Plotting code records
··········

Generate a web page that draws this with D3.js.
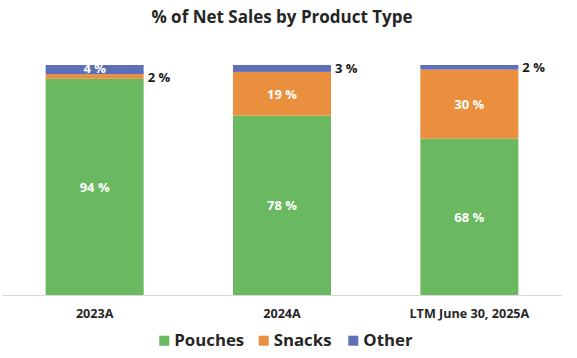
<!DOCTYPE html>
<html><head><meta charset="utf-8">
<script src="https://cdn.jsdelivr.net/npm/d3@7/dist/d3.min.js"></script>
<style>body{margin:0;background:#fff}svg{display:block}text{font-family:"Open Sans",sans-serif}</style>
</head><body>
<svg id="c" width="577" height="358"></svg>
<script>
const categories = ["2023A", "2024A", "LTM June 30, 2025A"];
const seriesNames = ["Pouches", "Snacks", "Other"];
const pouches = [94, 78, 68];
const snacks = [2, 19, 30];
const other = [4, 3, 2];
const colors = ["#6ab85f", "#e98f3d", "#5d6fb7"];

const data = categories.map((c, i) => ({cat: c, Pouches: pouches[i], Snacks: snacks[i], Other: other[i]}));
const stack = d3.stack().keys(seriesNames)(data);

const svg = d3.select("#c");
const x = d3.scaleBand().domain(categories).range([2, 562]).paddingInner(0.477).paddingOuter(0.233);
const y = d3.scaleLinear().domain([0, 100]).range([295, 65]);

svg.append("text").attr("x", 282).attr("y", 23.3).attr("text-anchor", "middle")
  .attr("font-size", 17).attr("font-weight", 700).attr("fill", "#262626")
  .text("% of Net Sales by Product Type");

stack.forEach((s, si) => {
  svg.append("g").selectAll("rect").data(s).join("rect")
    .attr("x", d => x(d.data.cat)).attr("width", x.bandwidth())
    .attr("y", d => y(d[1])).attr("height", d => y(d[0]) - y(d[1]))
    .attr("fill", colors[si]);
});

svg.append("line").attr("x1", 2).attr("x2", 562).attr("y1", 295.5).attr("y2", 295.5)
  .attr("stroke", "#d9d9d9").attr("stroke-width", 1);

// labels
stack.forEach((s, si) => {
  s.forEach((d, i) => {
    const v = d[1] - d[0];
    const h = y(d[0]) - y(d[1]);
    const inside = h >= 9 && !(si === 2 && i > 0);
    const cx = inside ? x(d.data.cat) + x.bandwidth() / 2 : x(d.data.cat) + x.bandwidth() + 4;
    const off = inside ? (h < 12 ? 3.8 : 4.8) : 5;
    svg.append("text")
      .attr("x", cx).attr("y", (y(d[0]) + y(d[1])) / 2 + off)
      .attr("text-anchor", inside ? "middle" : "start")
      .attr("font-size", 13).attr("font-weight", 700)
      .attr("fill", inside ? "#fff" : "#1a1a1a")
      .text(v + " %");
  });
});

const xAxis = svg.append("g").attr("transform", "translate(0,295)")
  .call(d3.axisBottom(x).tickSize(0).tickPadding(0));
xAxis.select(".domain").remove();
xAxis.selectAll("text").attr("y", 23.3).attr("dy", null)
  .attr("font-size", 12.6).attr("font-weight", 700).attr("fill", "#262626")
  .attr("font-family", "'Open Sans',sans-serif");

// legend
const legX = [159.3, 258.7, 348.3];
seriesNames.forEach((n, i) => {
  svg.append("rect").attr("x", legX[i]).attr("y", 335.7).attr("width", 10).attr("height", 10).attr("fill", colors[i]);
  svg.append("text").attr("x", legX[i] + 15).attr("y", 345.7).attr("font-size", 16.8).attr("font-weight", 700)
    .attr("fill", "#262626").text(n);
});
</script>
</body></html>
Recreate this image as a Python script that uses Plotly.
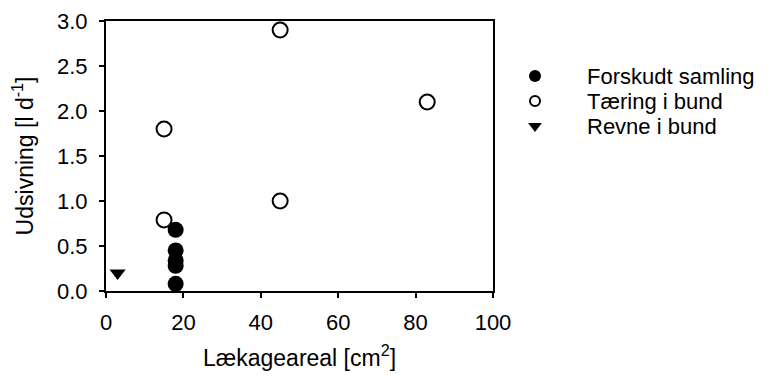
import plotly.graph_objects as go

# Leakage area [cm2] and seepage [l/d] per damage type
forskudt_x = [18, 18, 18, 18, 18]
forskudt_y = [0.68, 0.45, 0.34, 0.28, 0.08]

taering_x = [15, 15, 45, 45, 83]
taering_y = [1.8, 0.79, 2.9, 1.0, 2.1]

revne_x = [3]
revne_y = [0.2]

names = ["Forskudt samling", "Tæring i bund", "Revne i bund"]

x_ticks = [0, 20, 40, 60, 80, 100]
y_ticks = [0, 0.5, 1.0, 1.5, 2.0, 2.5, 3.0]
y_ticktext = ["0.0", "0.5", "1.0", "1.5", "2.0", "2.5", "3.0"]

FONT = "Liberation Sans, Arial, sans-serif"
FS = 22
FS_TITLE = 23

# Figure geometry (pixels)
W, H = 780, 379
PLOT_X0, PLOT_X1 = 106, 493
PLOT_Y0, PLOT_Y1 = 21, 291  # top, bottom

# Legend placement (pixels from top-left)
LEG_SYMBOL_X = 535
LEG_TEXT_X = 585
LEG_ROW0_Y = 76
LEG_ROW_STEP = 25

fig = go.Figure()

styles = [
    dict(symbol="circle", size=16, color="black", line=dict(color="black", width=0)),
    dict(symbol="circle-open", size=15, color="black", line=dict(color="black", width=2)),
    dict(symbol="triangle-down", size=14, color="black", line=dict(color="black", width=0)),
]
legend_styles = [
    dict(symbol="circle", size=12, color="black", line=dict(color="black", width=0)),
    dict(symbol="circle-open", size=10, color="black", line=dict(color="black", width=2)),
    dict(symbol="triangle-down", size=12, color="black", line=dict(color="black", width=0)),
]
series = [(forskudt_x, forskudt_y), (taering_x, taering_y), (revne_x, revne_y)]

for (xs, ys), name, st in zip(series, names, styles):
    fig.add_trace(go.Scatter(x=xs, y=ys, mode="markers", name=name,
                             showlegend=False, marker=st))

# Legend beside the plot, laid out on a full-figure pixel axis pair
for i, (name, st) in enumerate(zip(names, legend_styles)):
    row_y = LEG_ROW0_Y + i * LEG_ROW_STEP
    fig.add_trace(go.Scatter(x=[LEG_SYMBOL_X], y=[row_y], mode="markers",
                             xaxis="x2", yaxis="y2", showlegend=False,
                             hoverinfo="skip", marker=st))
    fig.add_annotation(
        x=LEG_TEXT_X, y=row_y, xref="x2", yref="y2",
        text=name, showarrow=False, xanchor="left", yanchor="middle",
        font=dict(family=FONT, size=FS, color="black"),
    )

# Major ticks are invisible and long (they only push the labels away from
# the axis); the short visible tick marks are drawn as minor ticks.
def axis_style(tickvals, label_gap):
    return dict(
        showgrid=False, zeroline=False, showline=True, linecolor="black",
        linewidth=2, mirror=True, ticks="outside", ticklen=label_gap,
        tickwidth=2, tickcolor="rgba(0,0,0,0)",
        tickfont=dict(family=FONT, size=FS, color="black"),
        tickmode="array", tickvals=tickvals,
        minor=dict(tickmode="array", tickvals=tickvals, ticks="outside",
                   ticklen=5, tickwidth=2, tickcolor="black", showgrid=False),
    )


fig.update_layout(
    width=W, height=H,
    margin=dict(l=0, r=0, t=0, b=0, autoexpand=False),
    paper_bgcolor="white", plot_bgcolor="rgba(0,0,0,0)",
    font=dict(family=FONT, size=FS, color="black"),
    showlegend=False,
    xaxis=dict(
        domain=[PLOT_X0 / W, PLOT_X1 / W], range=[0, 100],
        title=dict(text="Lækageareal [cm<sup>2</sup>]",
                   font=dict(family=FONT, size=FS_TITLE, color="black"), standoff=15),
        **axis_style(x_ticks, 11),
    ),
    yaxis=dict(
        domain=[1 - PLOT_Y1 / H, 1 - PLOT_Y0 / H], range=[0, 3.0],
        ticktext=y_ticktext,
        title=dict(text="Udsivning [l d<sup>-1</sup>]",
                   font=dict(family=FONT, size=FS_TITLE, color="black"), standoff=17),
        **axis_style(y_ticks, 12),
    ),
    xaxis2=dict(domain=[0, 1], range=[0, W], visible=False, fixedrange=True,
                anchor="y2"),
    yaxis2=dict(domain=[0, 1], range=[H, 0], visible=False, fixedrange=True,
                anchor="x2"),
)

fig.write_html("out.html")
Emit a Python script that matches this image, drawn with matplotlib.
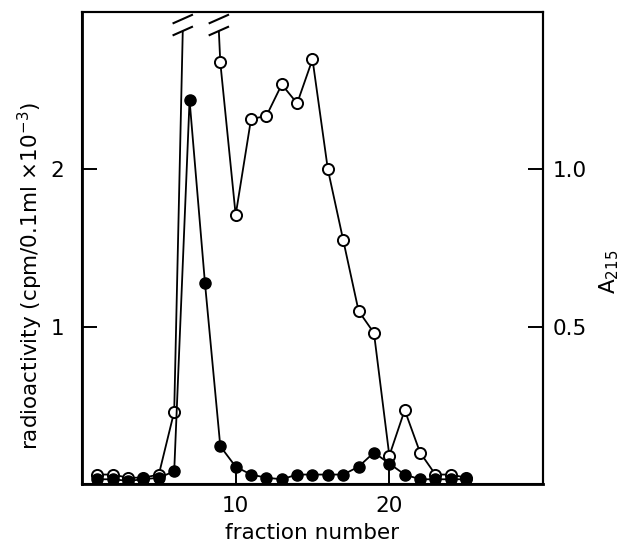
import matplotlib
matplotlib.use("Agg")
import matplotlib.pyplot as plt
import numpy as np
from matplotlib.patches import Rectangle

# fraction numbers
fractions = np.arange(1, 26)

# radioactivity, cpm/0.1 ml x 10^-3 (filled circles, left axis)
radioactivity = [0.03, 0.03, 0.02, 0.03, 0.04, 0.08, 2.44, 1.28, 0.24, 0.11,
                 0.06, 0.04, 0.03, 0.06, 0.06, 0.06, 0.06, 0.11, 0.20, 0.13,
                 0.06, 0.03, 0.03, 0.03, 0.03]

# absorbance at 215 nm (open circles, right axis); 7 and 8 run off scale
a215 = [0.03, 0.03, 0.02, 0.02, 0.03, 0.23, 2.40, 2.40, 1.34, 0.855,
        1.16, 1.17, 1.27, 1.21, 1.35, 1.00, 0.775, 0.55, 0.48, 0.09,
        0.235, 0.10, 0.03, 0.03, 0.02]

x_ticks = [10, 20]
left_ticks = [1, 2]
right_ticks = [0.5, 1.0]
right_tick_labels = ["0.5", "1.0"]
break_level = 1.44  # where the off-scale A215 trace is cut

FS = 15.5

fig = plt.figure(figsize=(6.24, 5.5), dpi=100)
ax = fig.add_axes([0.1314, 0.12, 0.7388, 0.858])
ax2 = ax.twinx()

# open circles: A215
line, = ax2.plot(fractions, a215, "-o", color="black", lw=1.3,
                 markersize=8, markerfacecolor="white",
                 markeredgecolor="black", markeredgewidth=1.4)
clip = Rectangle((0, 0), 30, break_level, transform=ax2.transData)
line.set_clip_path(clip)

# break marks where the trace leaves the scale
y = np.asarray(a215)
for i in range(len(y) - 1):
    if (y[i] - break_level) * (y[i + 1] - break_level) < 0:
        t = (break_level - y[i]) / (y[i + 1] - y[i])
        xc = fractions[i] + t * (fractions[i + 1] - fractions[i])
        for dy in (0.0, 0.038):
            ax2.plot([xc - 0.6, xc + 0.6],
                     [break_level - 0.013 + dy, break_level + 0.013 + dy],
                     color="black", lw=1.5, clip_on=False)

# filled circles: radioactivity
ax.plot(fractions, radioactivity, "-o", color="black", lw=1.3,
        markersize=8, markerfacecolor="black", markeredgecolor="black")

ax.set_zorder(ax2.get_zorder() + 1)
ax.patch.set_visible(False)

ax.set_xlim(0, 30)
ax.set_ylim(0, 3.0)
ax2.set_ylim(0, 1.5)

ax.set_xticks(x_ticks)
ax.set_yticks(left_ticks)
ax2.set_yticks(right_ticks)
ax2.set_yticklabels(right_tick_labels)

ax.tick_params(axis="x", direction="in", length=11, width=1.4,
               labelsize=FS, pad=9)
ax.tick_params(axis="y", direction="in", length=11, width=1.4,
               labelsize=FS, pad=13)
ax2.tick_params(axis="y", direction="in", length=11, width=1.4,
                labelsize=FS, pad=7)

for a in (ax, ax2):
    for s in a.spines.values():
        s.set_linewidth(1.5)
ax.spines["left"].set_linewidth(2.0)
ax.spines["bottom"].set_linewidth(2.0)

ax.set_xlabel("fraction number", fontsize=FS, labelpad=5)
ax.set_ylabel("radioactivity (cpm/0.1ml \u00d710$^{-3}$)", fontsize=FS)
ax.yaxis.set_label_coords(-0.08, 0.44)
ax2.set_ylabel("A$_{215}$", fontsize=FS)
ax2.yaxis.set_label_coords(1.117, 0.45)

fig.savefig("out.png", dpi=100)
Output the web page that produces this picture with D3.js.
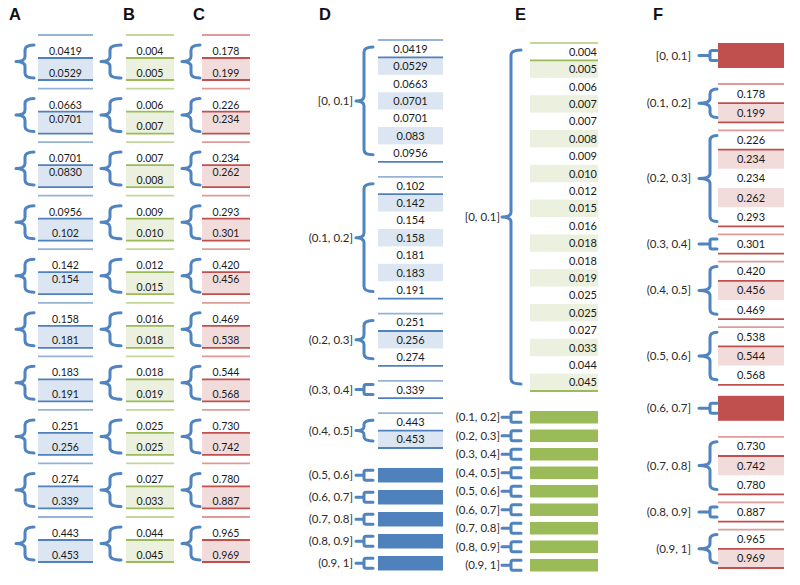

··········

What is asked
Leave out any pictures and return exactly the lines from the beginning of the data through the line with "const stack = d3.stack().keys(seriesNames)(data);", inclusive.

Task response
Generate a web page that draws this with D3.js.
<!DOCTYPE html>
<html><head><meta charset="utf-8">
<script src="https://cdn.jsdelivr.net/npm/d3@7/dist/d3.min.js"></script>
<style>body{margin:0;background:#fff}svg{display:block}text{font-family:"Open Sans",sans-serif}</style>
</head><body>
<svg id="c" width="577" height="358"></svg>
<script>
const categories = ["2023A", "2024A", "LTM June 30, 2025A"];
const seriesNames = ["Pouches", "Snacks", "Other"];
const pouches = [94, 78, 68];
const snacks = [2, 19, 30];
const other = [4, 3, 2];
const colors = ["#6ab85f", "#e98f3d", "#5d6fb7"];

const data = categories.map((c, i) => ({cat: c, Pouches: pouches[i], Snacks: snacks[i], Other: other[i]}));
const stack = d3.stack().keys(seriesNames)(data);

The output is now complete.